The popular narrative gave Roosevelt the glory, but the first American soldier to reach the crest of Kettle Hill was Sergeant George Berry of the 10th Cavalry, one of the all-Black Buffalo Soldier regiments. Berry carried both the 10th and 3rd Cavalry battle flags to the summit, a fact recorded by First Lieutenant John J. Pershing, who fought alongside the 10th that day. Pershing - nicknamed "Black Jack" for his service with Black troops - would go on to become General of the Armies, the highest rank held by any living American officer. Second Lieutenant Thomas H. Rynning was credited as the first Rough Rider to reach the top. Roosevelt arrived shortly after, having charged on horseback while most of his dismounted cavalry advanced on foot. Black soldiers who reached the hilltop first would receive far less recognition than the white colonel who arrived behind them. As Pershing noted, politics and racial discrimination led to many myths about African-American involvement in the Cuba fighting.

The Counterattack

Taking the hills was only half the battle. From San Juan Heights, General Linares's troops opened fire on the Americans clinging to Kettle Hill's crest. Roosevelt decided to cross the steep ravine to San Juan Hill, ran forward calling for his men - and turned to find exactly five Rough Riders behind him. The rest had not heard the command. He doubled back, gathered a larger force, and led them down Kettle Hill's western slope.

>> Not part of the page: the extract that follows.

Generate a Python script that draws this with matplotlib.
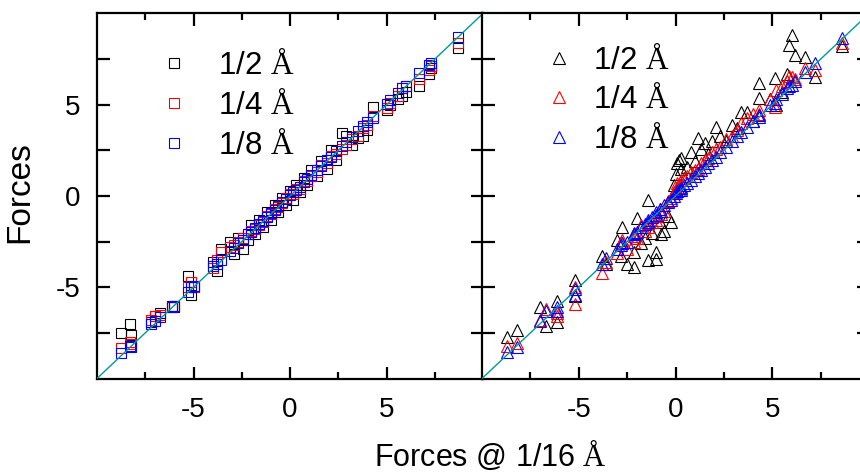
import numpy as np
import matplotlib
matplotlib.use("Agg")
import matplotlib.pyplot as plt
from matplotlib.ticker import FixedLocator

plt.rcParams['font.family'] = ['Liberation Sans', 'DejaVu Sans']
plt.rcParams['mathtext.fontset'] = 'custom'
plt.rcParams['mathtext.rm'] = 'Liberation Serif'
plt.rcParams['axes.unicode_minus'] = False

# left panel (squares): reference force @ 1/16 A and forces at coarser spacing
left_x = [-8.75, -8.3, -8.25, -7.2, -7.0, -6.75, -6.1, -6.0, -5.3, -5.15, -5.0,
          -4.0, -3.8, -3.55, -3.1, -2.9, -2.7, -2.45, -2.2, -2.0, -1.8, -1.6,
          -1.4, -1.2, -1.0, -0.8, -0.6, -0.4, -0.2, 0.0, 0.15, 0.3, 0.5, 0.7,
          0.9, 1.1, 1.4, 1.6, 1.9, 2.1, 2.4, 2.7, 2.9, 3.2, 3.5, 3.8, 4.0, 4.3,
          5.0, 5.2, 5.6, 5.8, 6.0, 6.7, 7.2, 7.3, 8.7]
left_half = [-7.5, -7.0, -7.6, -6.9, -6.6, -6.4, -6.05, -6.1, -4.4, -5.4, -5.0,
             -3.6, -4.1, -2.9, -2.5, -3.2, -2.3, -2.9, -2.4, -1.6, -2.1, -1.3,
             -1.7, -0.9, -1.3, -0.5, -0.9, -0.1, -0.5, 0.3, -0.2, 0.6, 0.2, 1.0,
             0.6, 1.4, 1.1, 1.9, 1.5, 2.5, 2.0, 3.45, 3.3, 2.8, 3.2, 3.3, 3.6, 4.9,
             4.7, 5.0, 5.3, 5.5, 5.7, 6.0, 6.7, 7.0, 8.1]
left_quarter = [-8.35, -8.0, -8.1, -6.8, -6.6, -6.5, -6.1, -6.0, -5.0, -4.7, -5.0,
                -3.95, -3.5, -3.05, -2.8, -2.7, -2.5, -2.3, -2.1, -1.9, -1.8, -1.6,
                -1.4, -1.1, -1.0, -0.7, -0.6, -0.4, -0.1, 0.1, 0.1, 0.4, 0.4, 0.8,
                0.8, 1.1, 1.3, 1.7, 1.8, 2.2, 2.3, 2.6, 2.8, 3.1, 3.3, 3.7, 3.9, 4.4,
                4.8, 5.1, 5.5, 5.9, 6.0, 6.4, 6.9, 7.1, 8.4]
left_eighth = [-8.6, -8.2, -8.25, -7.0, -6.85, -6.65, -6.1, -6.05, -5.25, -5.0, -4.95,
               -3.85, -3.7, -3.5, -3.0, -2.85, -2.6, -2.4, -2.1, -1.95, -1.75, -1.55,
               -1.35, -1.15, -0.95, -0.75, -0.55, -0.35, -0.15, 0.05, 0.2, 0.35, 0.5, 0.75,
               0.95, 1.15, 1.45, 1.65, 1.95, 2.15, 2.45, 2.75, 2.95, 3.25, 3.55, 3.85, 4.05, 4.3,
               5.05, 5.25, 5.65, 5.9, 6.05, 6.75, 7.2, 7.3, 8.7]

# right panel (triangles)
right_x = [-8.7, -8.2, -7.0, -6.7, -6.1, -6.1, -5.2, -5.2, -3.8, -3.6, -3.0, -2.8,
           -2.75, -2.5, -2.15, -2.15, -2.0, -1.8, -1.6, -1.4, -1.4, -1.2, -1.0, -1.0,
           -0.8, -0.75, -0.6, -0.4, -0.25, -0.1, 0.0, 0.1, 0.2, 0.3, 0.3, 0.45, 0.6,
           0.8, 1.0, 1.15, 1.3, 1.5, 1.7, 1.9, 2.07, 2.3, 2.6, 2.9, 3.2, 3.4, 3.7,
           4.0, 4.3, 4.3, 4.9, 5.16, 5.2, 5.5, 5.76, 5.85, 6.0, 6.2, 6.7, 7.2, 8.6]
right_half = [-7.7, -7.35, -6.1, -7.1, -5.75, -6.9, -4.6, -5.5, -3.3, -3.7, -2.4, -3.3,
              -1.7, -3.7, -3.9, -3.07, -1.2, -2.6, -2.3, -3.5, -0.2, -2.0, -3.45, -3.07,
              -1.4, -2.1, -1.9, -1.1, -1.4, 0.6, 1.2, 1.8, 2.0, 1.5, 2.1, 1.0, 1.6,
              2.4, 1.9, 3.2, 2.6, 2.9, 2.3, 3.0, 3.8, 3.3, 3.0, 3.9, 3.7, 4.6, 4.6,
              4.1, 6.2, 5.35, 5.3, 6.45, 5.0, 5.7, 6.7, 8.3, 8.8, 7.7, 7.6, 6.5, 8.2]
right_quarter = [-8.2, -8.05, -6.8, -6.2, -6.6, -6.4, -5.9, -5.0, -4.2, -3.6, -3.1, -2.5,
                 -2.4, -2.9, -2.5, -2.2, -2.3, -1.6, -1.9, -1.7, -1.5, -1.4, -1.3, -1.1,
                 -0.7, -1.0, -0.8, -0.3, -0.1, 0.2, 0.4, 0.7, 0.6, 0.9, 0.5, 1.0, 1.1,
                 1.3, 1.4, 1.5, 1.8, 2.0, 2.1, 2.4, 2.6, 2.7, 3.1, 3.3, 3.6, 4.0, 4.3,
                 4.5, 4.7, 4.5, 5.3, 4.9, 5.8, 6.0, 6.3, 6.6, 6.5, 6.4, 7.0, 6.9, 8.4]
right_eighth = [-8.55, -8.25, -6.85, -6.3, -6.1, -6.3, -5.1, -5.4, -3.7, -3.4, -2.9, -2.7,
                -2.6, -2.5, -2.1, -2.0, -1.95, -1.7, -1.55, -1.45, -1.3, -1.15, -1.05, -0.9,
                -0.7, -0.8, -0.5, -0.35, -0.2, 0.0, 0.15, 0.25, 0.35, 0.45, 0.35, 0.6, 0.7,
                0.9, 1.1, 1.25, 1.4, 1.6, 1.8, 2.0, 2.15, 2.4, 2.7, 3.0, 3.3, 3.5, 3.8,
                4.1, 4.45, 4.35, 5.0, 5.1, 5.3, 5.6, 5.9, 6.0, 6.1, 6.3, 6.8, 7.3, 8.65]

labels = ['1/2 $\\mathrm{Å}$', '1/4 $\\mathrm{Å}$', '1/8 $\\mathrm{Å}$']
colors = ['black', 'red', 'blue']
major_ticks = [-5, 0, 5]
minor_ticks = [-7.5, -2.5, 2.5, 7.5]
lim = (-10, 10)
diag = [-10, 10]

fig = plt.figure(figsize=(8.6, 4.73), dpi=100)
ax1 = fig.add_axes([97 / 860, 94.5 / 473, 386 / 860, 365 / 473])
ax2 = fig.add_axes([482 / 860, 94.5 / 473, 387 / 860, 365 / 473])

# axes, x data, series, marker, size, legend text pad, legend top
panels = [
    (ax1, left_x, [left_half, left_quarter, left_eighth], 's', 7.5, 0.93, 0.90),
    (ax2, right_x, [right_half, right_quarter, right_eighth], '^', 8.5, 0.61, 0.915),
]

for ax, xs, series, mk, ms, pad, top in panels:
    for ys, c, lab in zip(series, colors, labels):
        ax.plot(xs, ys, ls='none', marker=mk, ms=ms, mfc='none', mec=c,
                mew=0.8, label=lab)
    ax.plot(diag, diag, color='#009999', lw=1.0, zorder=5)
    ax.set_xlim(lim)
    ax.set_ylim(lim)
    ax.xaxis.set_major_locator(FixedLocator(major_ticks))
    ax.xaxis.set_minor_locator(FixedLocator(minor_ticks))
    ax.yaxis.set_major_locator(FixedLocator(major_ticks))
    ax.yaxis.set_minor_locator(FixedLocator(minor_ticks))
    ax.tick_params(which='both', direction='in', top=True, right=True, width=1.6,
                   labelsize=20)
    ax.tick_params(axis='x', which='major', length=9, pad=13)
    ax.tick_params(axis='x', which='minor', length=5)
    ax.tick_params(axis='y', which='both', length=9, pad=12)
    for sp in ax.spines.values():
        sp.set_linewidth(1.6)
    ax.legend(loc='upper left', bbox_to_anchor=(0.158, top), frameon=False,
              fontsize=22.5, handlelength=1.0, handletextpad=pad, labelspacing=0.28,
              borderpad=0, borderaxespad=0, markerscale=0.95)

ax2.tick_params(axis='y', which='both', labelleft=False)
ax1.set_ylabel('Forces', fontsize=24)
ax1.yaxis.set_label_coords(-0.16, 0.51)
fig.text(490 / 860, 1 - 466 / 473, 'Forces @ 1/16 $\\mathrm{Å}$', fontsize=22,
         ha='center', va='baseline')

fig.savefig('out.png', dpi=100)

By the time they reached San Juan Hill, the fighting there was over. General Sumner furiously ordered Roosevelt back to prepare for the expected counterattack. When it came, his men were exhausted and his horse spent from the heat. The counterattack on Kettle Hill, led by some 120 Spanish regulars, was broken not by infantry but by Parker's Gatling guns firing obliquely from San Juan ridge.

The Price of the Heights

The Americans suffered more than twice the casualties the Spanish did. The defenders fought with extraordinary tenacity, losing a third of their force while surrendering almost no prisoners. The toll from Mauser fire was so severe that the U.S. Army overhauled its small-arms arsenal afterward. The aging .45-70 and Krag-pattern Springfields were retired in favor of the M1903 Springfield chambered in .30-03 (later the iconic .30-06). The Gatling guns were themselves replaced by 1909. Lawton's division, supposed to support the assault early on July 1, never arrived - pinned down at El Caney by unexpectedly fierce resistance, it did not reach San Juan until noon on July 2.

Fame and Forgetting

The battle's aftermath carved its participants into two categories: those history remembered and those it discarded. Roosevelt became an instant legend. His account of the charge propelled him to the governorship of New York and ultimately the presidency. But Captain Jules Garesche Ord, who led the actual assault column up San Juan Hill, saw his commanding officer's and general's medal requests denied by the Army. The Buffalo Soldiers of the 9th and 10th Cavalry, who had fought their way up both hills alongside white troops, returned to a country that would not let them eat at the same lunch counters or ride in the same train cars as the men they had charged with. The battle led directly to the Siege of Santiago, which surrendered on July 17, 1898, ending the war in Cuba. The hills remain outside the modern city, low green rises that give no hint of the carnage that once swept across them.

From the Air

Located at 20.02°N, 75.80°W, just east of Santiago de Cuba in southeastern Cuba. San Juan Hill and Kettle Hill are low rises northeast of the city, part of the heights that once guarded the approach to Santiago's harbor. Antonio Maceo Airport (MUCU) at Santiago de Cuba is approximately 8 km to the southwest. From altitude, Santiago de Cuba's harbor is the dominant visual landmark - a deep, narrow bay cutting inland from the Caribbean coast. The battlefield sits on the gentle hills northeast of the city, now largely absorbed into the urban area. The Sierra Maestra range rises dramatically to the west along the coast. Best viewed at 2,000-4,000 feet for terrain detail. Guantánamo Bay (MUGM) lies approximately 80 km to the east.